I will not go into the torment that was the nearly 20 hours of labor, except that I spent most of it “naturally” (if it’s natural to gasp swear words while sitting on a yoga ball), and the last 4th induced by a cocktail of drugs and 1 hour completely, blessedly stoned. Things went awry in a big way and a team had to be brought in, with lots of equipment. The word “distress” was tossed around. I ended up having an emergency Caesarean and staying in the hospital for five days. My husband, who was conscious throughout, was traumatized.

When we returned home, fortunately with a healthy and loud baby, I was depressed. Recovery from a C-section versus “an orgasmic experience” was like being warm and cozy and then having a bucket of ice water dumped on you. It was painful and shocking. Meds made me sick and I was trying to nurse my new baby. I cried a lot.

It took me a little while to figure out that I felt ashamed that my body had failed to do its thing naturally. Yes, on the scale of life events, this was minor, since the end result was a beautiful baby girl. But there’s no accounting for emotions and hormones.

It was the beginning of physical understanding and dare I say, compassion for the trials and tribulations of the human body. I also gained a huge appreciation for modern medicine and health insurance. My daughter and I would not be here, if it weren’t for the machines and doctors that could navigate through this particular crisis. I would not have been able to work from home part time and be with my daughter, had it not been for the insurance that covered 70% of a whopping $22,000 medical bill.

I was one of those people who considered the body merely a container for my brain. The disconnect started in my teens with typical gender issues that made me not like or even remotely appreciate the work my body did for me. In my 20s I abused it mightily, but it recovered with the same bounce in its step, regardless of hangover or sleep deprivation or junk food intake or firsthand cigarette smoke.

In my 30s, it started to require more attention. I quit smoking and drinking. I became concerned with cholesterol, triglyceride and blood pressure numbers.

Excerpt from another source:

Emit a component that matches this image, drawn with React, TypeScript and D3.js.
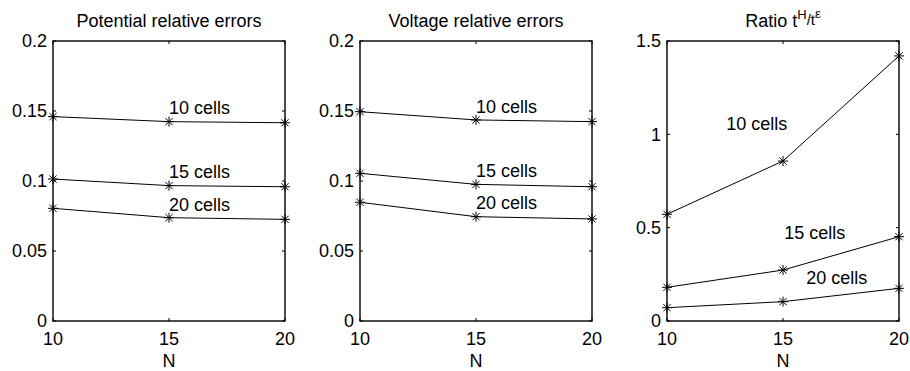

I started reading up on homeopathic remedies and exercise and nutrition.

Now, in my 40s, my body is the crystal ball into my future and I’m paying close attention. It needs more motion, better nutrition, and more sleep. I’ve developed more compassion and respect for its limitations. I’ve had three fairly painful, serious injuries in the last three years. My frequent exposure to elementary aged beasties has challenged my immune system.

These days, I have to pull myself back from running when I have bronchitis and from doing taekwondo when I have a pulled quad. I try to stay focused when I do yoga, so that my mind and my body feel united, so that I honor how it moves me through my day, holds my child, types these words. The greatest lesson is not what my body can do for me, but how I can take care of and respect it. This is where compassion for the physical challenges and illnesses of others starts to grow – when you learn to honor your own.